The approach described in The mnemonic medium can help readers apply what they’ve learned through simple application prompts would help readers build confidence in what they’ve read by using that knowledge in simple, rote situations. To develop a more fluid understanding, though, readers must become able to creatively apply what they’ve learned in unfamiliar situations (Retrieval practice and transfer learning).
The Mnemonic medium could include “near transfer” prompts: tasks which seem unfamiliar, but which mostly require figuring out which familiar information/procedures must be used (at which point they become straightforward).
For instance, consider:
What’s the missing gate in this circuit?
|0> —> [?] —> Y —> -i|0>
Now, you could write lots of variants of this, but that sort of defeats the purpose.
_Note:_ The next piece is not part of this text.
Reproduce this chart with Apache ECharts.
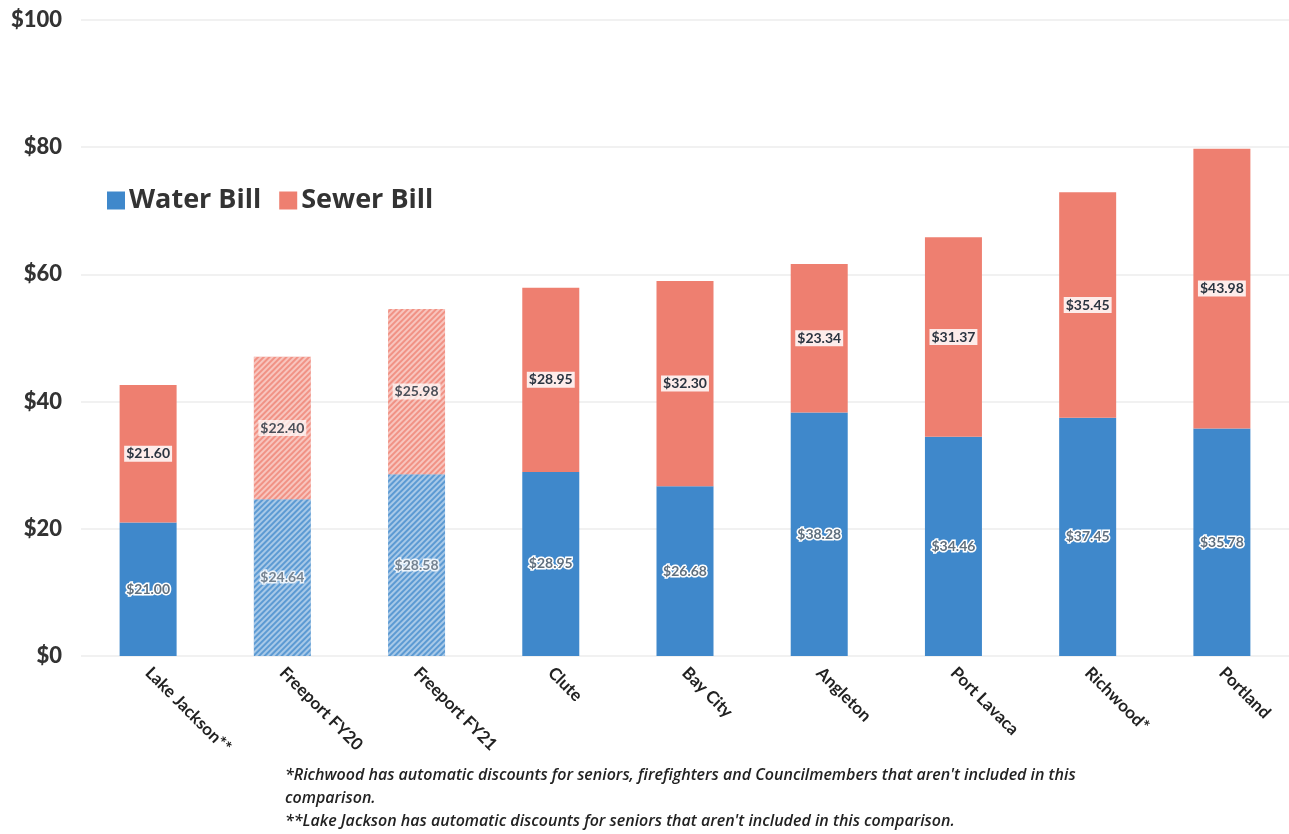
<!DOCTYPE html>
<html>
<head>
<meta charset="utf-8">
<script src="https://cdn.jsdelivr.net/npm/echarts@6/dist/echarts.min.js"></script>
<style>html,body{margin:0;padding:0;background:#fff;}#c{width:1289px;height:834px;}</style>
</head>
<body>
<div id="c"></div>
<script>
const categories = ['Lake Jackson**', 'Freeport FY20', 'Freeport FY21', 'Clute', 'Bay City', 'Angleton', 'Port Lavaca', 'Richwood*', 'Portland'];
const waterBill = [21.00, 24.64, 28.58, 28.95, 26.68, 38.28, 34.46, 37.45, 35.78];
const sewerBill = [21.60, 22.40, 25.98, 28.95, 32.30, 23.34, 31.37, 35.45, 43.98];
const hatched = [false, true, true, false, false, false, false, false, false];
const yTicks = [0, 20, 40, 60, 80, 100];
const footnotes = [
  "*Richwood has automatic discounts for seniors, firefighters and Councilmembers that aren't included in this",
  "comparison.",
  "**Lake Jackson has automatic discounts for seniors that aren't included in this comparison."
];

const BLUE = '#3f88cb', RED = '#ee7f70';
const decal = {
  symbol: 'rect', symbolSize: 1, dashArrayX: [1, 0], dashArrayY: [1.6, 1.8],
  rotation: -Math.PI / 4, color: 'rgba(255,255,255,0.55)'
};
function build(vals) {
  return vals.map((v, i) => hatched[i] ? { value: v, itemStyle: { decal: decal, opacity: 0.85 } } : { value: v });
}
const fmt = p => '$' + p.value.toFixed(2);

const chart = echarts.init(document.getElementById('c'));
chart.setOption({
  animation: false,
  backgroundColor: '#fff',
  grid: { left: 81, top: 20, width: 1211, bottom: 178 },
  legend: {
    left: 102, top: 182, itemWidth: 18, itemHeight: 18, itemGap: 18,
    icon: 'rect',
    textStyle: { fontFamily: 'Open Sans', fontWeight: 'bold', fontSize: 27, color: '#333', padding: [0, 0, 0, -1] },
    data: ['Water Bill', 'Sewer Bill']
  },
  xAxis: {
    type: 'category', data: categories,
    axisLine: { show: false }, axisTick: { show: false },
    axisLabel: { rotate: -45, interval: 0, margin: 14, fontFamily: 'Lato', fontWeight: 'bold', fontSize: 17, color: '#222' }
  },
  yAxis: {
    type: 'value', min: yTicks[0], max: yTicks[yTicks.length - 1], interval: 20,
    axisLabel: { formatter: v => '$' + v, fontFamily: 'Lato', fontWeight: 900, fontSize: 22, color: '#333', margin: 19 },
    splitLine: { lineStyle: { color: '#ececec', width: 1.5 } },
    axisLine: { show: false }, axisTick: { show: false }
  },
  series: [
    {
      name: 'Water Bill', type: 'bar', stack: 'total', barWidth: 57,
      itemStyle: { color: BLUE },
      data: build(waterBill),
      label: {
        show: true, position: 'inside', formatter: fmt,
        fontFamily: 'Lato', fontWeight: 'bold', fontSize: 14, color: '#5f6f7e',
        textBorderColor: '#fff', textBorderWidth: 3
      }
    },
    {
      name: 'Sewer Bill', type: 'bar', stack: 'total', barWidth: 57,
      itemStyle: { color: RED },
      data: build(sewerBill),
      label: {
        show: true, position: 'inside', formatter: fmt,
        fontFamily: 'Lato', fontWeight: 'bold', fontSize: 14, color: '#2b3440',
        backgroundColor: 'rgba(255,255,255,0.85)', padding: [1, 2]
      }
    }
  ],
  graphic: footnotes.map((t, i) => ({
    type: 'text', left: 285, top: 767 + i * 23,
    style: { text: t, fontFamily: 'Open Sans', fontStyle: 'italic', fontWeight: 600, fontSize: 16, fill: '#222' }
  }))
});
</script>
</body>
</html>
The whole point of asking questions like this is that they ask you to transfer your knowledge to some unfamiliar context. You could make the next variant look different:
How could you transform a |1> into a |+> with elementary gates?
Doing more problems like this would make you better at doing fill-in-the-gate-type problems, but I don’t think it would make you better at transferring your knowledge to unfamiliar contexts.
There are many “near transfer” tasks which would satisfy many of the assumptions described in Simple application prompts can be presented the same way as recall prompts in the mnemonic medium, but they’ll probably want a different mechanism. The role of repetition is different with these questions: with application prompts, repeated variations build familiarity with a single skill; with near transfer prompts, the variations must be non-fungible by definition.
One approach would be to think of these like a “boss fight.” You answer a couple “boss fight”-type questions when you finish reading an essay, and in each review session… but they’re different every time. Maybe there’s a set of 20-30 or something. If you get one right, there’s no need to repeat it. If you get it wrong, it comes up again in a few months, and hopefully you’ve forgotten.
This is an example of a way in which The mnemonic medium can be adapted to author an experience which unfolds over time.
Wiggins, G. P., & McTighe, J. (2005). Understanding by design.